SET EXERCISE> Below, find the line containing "Clone this diagram in TikZ." and the line containing "anchor=south] (li4) at"; reproduce exactly those two and every line between them, omitting pictures.

DATASET ENTRIES>

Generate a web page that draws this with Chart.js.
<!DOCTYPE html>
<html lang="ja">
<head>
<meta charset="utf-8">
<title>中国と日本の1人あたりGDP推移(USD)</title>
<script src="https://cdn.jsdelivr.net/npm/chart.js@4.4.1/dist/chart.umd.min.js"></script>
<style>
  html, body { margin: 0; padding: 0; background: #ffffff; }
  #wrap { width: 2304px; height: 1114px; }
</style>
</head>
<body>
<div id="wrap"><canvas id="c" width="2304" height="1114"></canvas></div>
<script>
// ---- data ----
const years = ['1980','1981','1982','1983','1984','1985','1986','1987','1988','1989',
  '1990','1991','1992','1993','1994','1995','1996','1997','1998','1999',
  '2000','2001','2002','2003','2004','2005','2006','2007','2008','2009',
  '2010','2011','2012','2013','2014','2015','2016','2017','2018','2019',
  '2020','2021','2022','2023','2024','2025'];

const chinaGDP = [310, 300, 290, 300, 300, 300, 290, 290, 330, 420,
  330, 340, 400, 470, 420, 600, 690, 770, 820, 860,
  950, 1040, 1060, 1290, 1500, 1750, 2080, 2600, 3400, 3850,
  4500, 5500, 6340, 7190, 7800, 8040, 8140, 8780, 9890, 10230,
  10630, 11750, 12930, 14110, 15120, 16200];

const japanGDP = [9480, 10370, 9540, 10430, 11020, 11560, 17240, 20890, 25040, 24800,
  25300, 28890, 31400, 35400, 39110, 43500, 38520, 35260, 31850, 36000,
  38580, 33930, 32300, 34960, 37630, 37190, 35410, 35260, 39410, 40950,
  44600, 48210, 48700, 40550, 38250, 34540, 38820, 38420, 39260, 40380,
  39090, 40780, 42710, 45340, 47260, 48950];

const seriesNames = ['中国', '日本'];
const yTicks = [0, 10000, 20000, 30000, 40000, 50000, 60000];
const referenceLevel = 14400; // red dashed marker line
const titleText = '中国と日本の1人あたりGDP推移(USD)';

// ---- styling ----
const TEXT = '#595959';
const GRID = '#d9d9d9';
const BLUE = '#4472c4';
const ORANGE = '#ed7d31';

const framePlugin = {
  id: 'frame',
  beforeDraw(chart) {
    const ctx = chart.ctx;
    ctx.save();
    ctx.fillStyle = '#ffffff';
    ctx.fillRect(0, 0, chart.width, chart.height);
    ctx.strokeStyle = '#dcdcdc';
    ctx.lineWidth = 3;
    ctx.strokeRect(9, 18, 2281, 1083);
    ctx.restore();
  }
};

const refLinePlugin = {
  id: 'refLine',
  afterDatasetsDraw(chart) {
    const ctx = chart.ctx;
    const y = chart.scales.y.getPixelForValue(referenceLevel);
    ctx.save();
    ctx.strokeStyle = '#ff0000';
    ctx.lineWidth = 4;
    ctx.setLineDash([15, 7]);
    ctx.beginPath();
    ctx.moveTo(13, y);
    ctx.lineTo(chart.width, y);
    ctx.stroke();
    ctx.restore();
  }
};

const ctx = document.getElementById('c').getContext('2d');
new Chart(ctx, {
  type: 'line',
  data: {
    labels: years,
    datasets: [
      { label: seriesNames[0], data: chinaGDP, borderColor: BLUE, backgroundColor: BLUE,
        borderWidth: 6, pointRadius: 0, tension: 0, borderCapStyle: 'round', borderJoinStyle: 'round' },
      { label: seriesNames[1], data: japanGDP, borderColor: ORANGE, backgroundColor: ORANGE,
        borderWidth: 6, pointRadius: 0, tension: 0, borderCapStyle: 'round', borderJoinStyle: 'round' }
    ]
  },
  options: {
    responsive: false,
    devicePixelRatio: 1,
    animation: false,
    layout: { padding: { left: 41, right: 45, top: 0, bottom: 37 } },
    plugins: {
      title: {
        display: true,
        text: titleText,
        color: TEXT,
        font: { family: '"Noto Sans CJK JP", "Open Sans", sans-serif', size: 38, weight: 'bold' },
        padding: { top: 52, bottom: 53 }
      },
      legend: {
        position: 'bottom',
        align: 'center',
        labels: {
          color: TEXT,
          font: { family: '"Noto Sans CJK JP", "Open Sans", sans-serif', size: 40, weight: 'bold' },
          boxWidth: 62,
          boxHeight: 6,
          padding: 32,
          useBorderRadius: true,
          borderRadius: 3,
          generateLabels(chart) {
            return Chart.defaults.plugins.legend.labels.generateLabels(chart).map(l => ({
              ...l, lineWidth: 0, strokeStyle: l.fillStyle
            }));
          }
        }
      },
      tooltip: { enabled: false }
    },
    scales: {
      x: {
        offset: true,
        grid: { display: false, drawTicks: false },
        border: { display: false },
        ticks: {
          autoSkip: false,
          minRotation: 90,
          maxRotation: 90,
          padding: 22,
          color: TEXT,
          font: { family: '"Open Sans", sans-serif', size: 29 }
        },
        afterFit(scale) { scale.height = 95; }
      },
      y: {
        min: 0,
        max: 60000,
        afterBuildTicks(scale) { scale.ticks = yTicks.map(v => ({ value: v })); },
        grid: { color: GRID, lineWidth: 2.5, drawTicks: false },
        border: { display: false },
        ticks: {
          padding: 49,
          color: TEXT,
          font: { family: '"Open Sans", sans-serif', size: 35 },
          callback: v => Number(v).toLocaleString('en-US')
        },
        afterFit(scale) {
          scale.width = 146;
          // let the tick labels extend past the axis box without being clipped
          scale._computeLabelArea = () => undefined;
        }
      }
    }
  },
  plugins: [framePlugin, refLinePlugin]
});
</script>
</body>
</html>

==

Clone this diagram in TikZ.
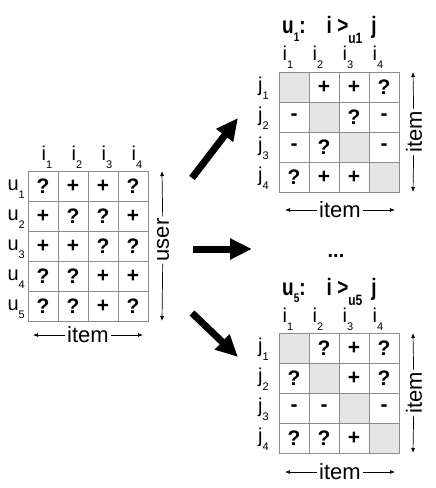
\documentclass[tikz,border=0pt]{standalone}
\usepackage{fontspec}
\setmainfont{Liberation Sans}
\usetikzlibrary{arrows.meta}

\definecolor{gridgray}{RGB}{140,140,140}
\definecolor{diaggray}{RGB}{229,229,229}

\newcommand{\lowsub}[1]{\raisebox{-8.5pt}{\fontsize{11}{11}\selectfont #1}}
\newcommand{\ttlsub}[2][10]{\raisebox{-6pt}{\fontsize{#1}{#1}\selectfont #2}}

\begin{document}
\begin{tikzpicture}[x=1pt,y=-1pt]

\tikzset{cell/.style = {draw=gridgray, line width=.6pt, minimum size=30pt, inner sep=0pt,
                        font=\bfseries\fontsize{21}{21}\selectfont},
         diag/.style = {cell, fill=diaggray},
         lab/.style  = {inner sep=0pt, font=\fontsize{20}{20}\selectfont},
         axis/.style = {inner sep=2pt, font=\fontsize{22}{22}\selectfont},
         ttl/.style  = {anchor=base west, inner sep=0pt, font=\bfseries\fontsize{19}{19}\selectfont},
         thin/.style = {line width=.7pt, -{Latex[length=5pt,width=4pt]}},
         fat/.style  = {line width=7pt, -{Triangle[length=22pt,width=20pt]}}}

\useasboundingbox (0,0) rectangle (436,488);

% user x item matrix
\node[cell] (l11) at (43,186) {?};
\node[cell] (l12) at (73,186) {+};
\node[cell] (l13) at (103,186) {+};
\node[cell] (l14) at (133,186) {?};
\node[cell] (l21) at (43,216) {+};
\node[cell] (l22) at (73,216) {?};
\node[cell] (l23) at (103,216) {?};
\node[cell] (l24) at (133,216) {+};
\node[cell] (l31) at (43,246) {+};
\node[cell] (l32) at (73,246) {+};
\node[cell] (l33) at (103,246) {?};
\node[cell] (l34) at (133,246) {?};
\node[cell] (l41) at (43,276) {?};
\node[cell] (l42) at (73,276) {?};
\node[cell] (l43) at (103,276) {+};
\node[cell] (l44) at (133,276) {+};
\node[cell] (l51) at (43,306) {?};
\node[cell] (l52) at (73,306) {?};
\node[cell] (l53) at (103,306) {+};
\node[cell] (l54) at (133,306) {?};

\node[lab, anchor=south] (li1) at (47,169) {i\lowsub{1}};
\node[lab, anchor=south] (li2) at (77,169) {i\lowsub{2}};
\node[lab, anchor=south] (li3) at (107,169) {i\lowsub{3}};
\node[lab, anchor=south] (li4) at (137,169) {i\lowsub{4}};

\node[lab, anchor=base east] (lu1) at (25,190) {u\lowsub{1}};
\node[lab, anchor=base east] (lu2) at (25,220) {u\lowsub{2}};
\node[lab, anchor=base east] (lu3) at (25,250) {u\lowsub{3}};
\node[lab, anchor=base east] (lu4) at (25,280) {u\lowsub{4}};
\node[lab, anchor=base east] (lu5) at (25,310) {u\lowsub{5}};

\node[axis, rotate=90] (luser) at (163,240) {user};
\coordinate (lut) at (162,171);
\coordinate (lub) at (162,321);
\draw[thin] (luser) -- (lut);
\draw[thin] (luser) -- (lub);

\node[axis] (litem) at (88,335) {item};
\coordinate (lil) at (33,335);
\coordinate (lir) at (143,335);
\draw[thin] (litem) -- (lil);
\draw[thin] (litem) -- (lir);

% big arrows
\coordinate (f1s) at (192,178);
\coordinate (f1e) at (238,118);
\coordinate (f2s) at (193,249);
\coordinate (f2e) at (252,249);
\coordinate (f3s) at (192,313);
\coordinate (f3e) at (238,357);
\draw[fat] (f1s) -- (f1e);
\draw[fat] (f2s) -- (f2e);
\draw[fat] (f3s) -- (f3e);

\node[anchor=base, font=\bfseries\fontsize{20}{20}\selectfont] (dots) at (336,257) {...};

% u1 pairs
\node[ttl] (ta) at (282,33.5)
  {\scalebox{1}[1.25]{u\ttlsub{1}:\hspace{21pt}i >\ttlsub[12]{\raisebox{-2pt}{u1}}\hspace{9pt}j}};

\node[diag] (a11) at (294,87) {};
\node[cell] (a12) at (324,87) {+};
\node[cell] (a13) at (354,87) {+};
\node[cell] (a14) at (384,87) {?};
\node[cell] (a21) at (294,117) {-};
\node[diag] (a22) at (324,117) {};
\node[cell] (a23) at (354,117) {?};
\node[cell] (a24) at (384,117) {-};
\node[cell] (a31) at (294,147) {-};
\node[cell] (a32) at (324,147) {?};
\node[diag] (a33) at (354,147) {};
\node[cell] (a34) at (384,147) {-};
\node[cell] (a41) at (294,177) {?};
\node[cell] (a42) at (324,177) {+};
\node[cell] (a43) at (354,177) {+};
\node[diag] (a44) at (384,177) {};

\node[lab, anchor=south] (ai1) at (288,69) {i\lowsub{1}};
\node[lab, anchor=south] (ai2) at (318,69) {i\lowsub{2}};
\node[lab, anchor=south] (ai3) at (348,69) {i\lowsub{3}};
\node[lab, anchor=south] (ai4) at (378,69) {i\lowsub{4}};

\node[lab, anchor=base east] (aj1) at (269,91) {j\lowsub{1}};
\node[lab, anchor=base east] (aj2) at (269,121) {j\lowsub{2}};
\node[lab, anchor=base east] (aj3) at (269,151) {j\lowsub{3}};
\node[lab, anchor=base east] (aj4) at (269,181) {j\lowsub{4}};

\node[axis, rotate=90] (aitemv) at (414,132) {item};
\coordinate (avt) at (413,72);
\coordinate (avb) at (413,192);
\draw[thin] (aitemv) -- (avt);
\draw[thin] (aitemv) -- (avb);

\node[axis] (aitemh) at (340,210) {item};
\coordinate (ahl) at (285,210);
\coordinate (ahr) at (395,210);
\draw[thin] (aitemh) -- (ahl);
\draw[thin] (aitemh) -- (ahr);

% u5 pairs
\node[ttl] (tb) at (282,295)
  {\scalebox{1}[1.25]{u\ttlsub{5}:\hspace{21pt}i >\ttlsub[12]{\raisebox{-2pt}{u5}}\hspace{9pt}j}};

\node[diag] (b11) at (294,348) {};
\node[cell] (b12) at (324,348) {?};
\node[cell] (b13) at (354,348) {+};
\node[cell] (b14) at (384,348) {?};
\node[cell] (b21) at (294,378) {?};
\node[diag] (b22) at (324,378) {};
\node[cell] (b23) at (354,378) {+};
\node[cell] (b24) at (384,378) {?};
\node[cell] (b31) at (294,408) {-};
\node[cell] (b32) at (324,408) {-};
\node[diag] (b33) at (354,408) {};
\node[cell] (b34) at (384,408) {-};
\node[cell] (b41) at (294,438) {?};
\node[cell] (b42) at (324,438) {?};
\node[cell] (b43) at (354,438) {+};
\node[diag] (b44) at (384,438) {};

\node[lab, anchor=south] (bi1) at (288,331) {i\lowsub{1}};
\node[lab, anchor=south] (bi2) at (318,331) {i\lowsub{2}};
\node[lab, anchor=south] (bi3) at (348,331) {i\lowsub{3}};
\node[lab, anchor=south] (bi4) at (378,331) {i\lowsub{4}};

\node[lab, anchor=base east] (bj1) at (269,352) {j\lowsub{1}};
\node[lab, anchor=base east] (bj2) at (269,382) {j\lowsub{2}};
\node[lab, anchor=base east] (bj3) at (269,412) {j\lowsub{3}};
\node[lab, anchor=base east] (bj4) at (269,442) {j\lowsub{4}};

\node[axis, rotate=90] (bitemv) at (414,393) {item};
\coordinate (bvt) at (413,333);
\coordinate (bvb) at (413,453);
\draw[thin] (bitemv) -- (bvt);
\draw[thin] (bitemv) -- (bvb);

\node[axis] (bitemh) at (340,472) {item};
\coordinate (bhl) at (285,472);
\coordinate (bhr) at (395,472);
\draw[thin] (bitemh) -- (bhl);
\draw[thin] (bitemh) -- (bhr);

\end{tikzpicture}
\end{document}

ANSWER FOR THE TASK>
Clone this diagram in TikZ.
\documentclass[tikz,border=0pt]{standalone}
\usepackage{fontspec}
\setmainfont{Liberation Sans}
\usetikzlibrary{arrows.meta}

\definecolor{gridgray}{RGB}{140,140,140}
\definecolor{diaggray}{RGB}{229,229,229}

\newcommand{\lowsub}[1]{\raisebox{-8.5pt}{\fontsize{11}{11}\selectfont #1}}
\newcommand{\ttlsub}[2][10]{\raisebox{-6pt}{\fontsize{#1}{#1}\selectfont #2}}

\begin{document}
\begin{tikzpicture}[x=1pt,y=-1pt]

\tikzset{cell/.style = {draw=gridgray, line width=.6pt, minimum size=30pt, inner sep=0pt,
                        font=\bfseries\fontsize{21}{21}\selectfont},
         diag/.style = {cell, fill=diaggray},
         lab/.style  = {inner sep=0pt, font=\fontsize{20}{20}\selectfont},
         axis/.style = {inner sep=2pt, font=\fontsize{22}{22}\selectfont},
         ttl/.style  = {anchor=base west, inner sep=0pt, font=\bfseries\fontsize{19}{19}\selectfont},
         thin/.style = {line width=.7pt, -{Latex[length=5pt,width=4pt]}},
         fat/.style  = {line width=7pt, -{Triangle[length=22pt,width=20pt]}}}

\useasboundingbox (0,0) rectangle (436,488);

% user x item matrix
\node[cell] (l11) at (43,186) {?};
\node[cell] (l12) at (73,186) {+};
\node[cell] (l13) at (103,186) {+};
\node[cell] (l14) at (133,186) {?};
\node[cell] (l21) at (43,216) {+};
\node[cell] (l22) at (73,216) {?};
\node[cell] (l23) at (103,216) {?};
\node[cell] (l24) at (133,216) {+};
\node[cell] (l31) at (43,246) {+};
\node[cell] (l32) at (73,246) {+};
\node[cell] (l33) at (103,246) {?};
\node[cell] (l34) at (133,246) {?};
\node[cell] (l41) at (43,276) {?};
\node[cell] (l42) at (73,276) {?};
\node[cell] (l43) at (103,276) {+};
\node[cell] (l44) at (133,276) {+};
\node[cell] (l51) at (43,306) {?};
\node[cell] (l52) at (73,306) {?};
\node[cell] (l53) at (103,306) {+};
\node[cell] (l54) at (133,306) {?};

\node[lab, anchor=south] (li1) at (47,169) {i\lowsub{1}};
\node[lab, anchor=south] (li2) at (77,169) {i\lowsub{2}};
\node[lab, anchor=south] (li3) at (107,169) {i\lowsub{3}};
\node[lab, anchor=south] (li4) at (137,169) {i\lowsub{4}};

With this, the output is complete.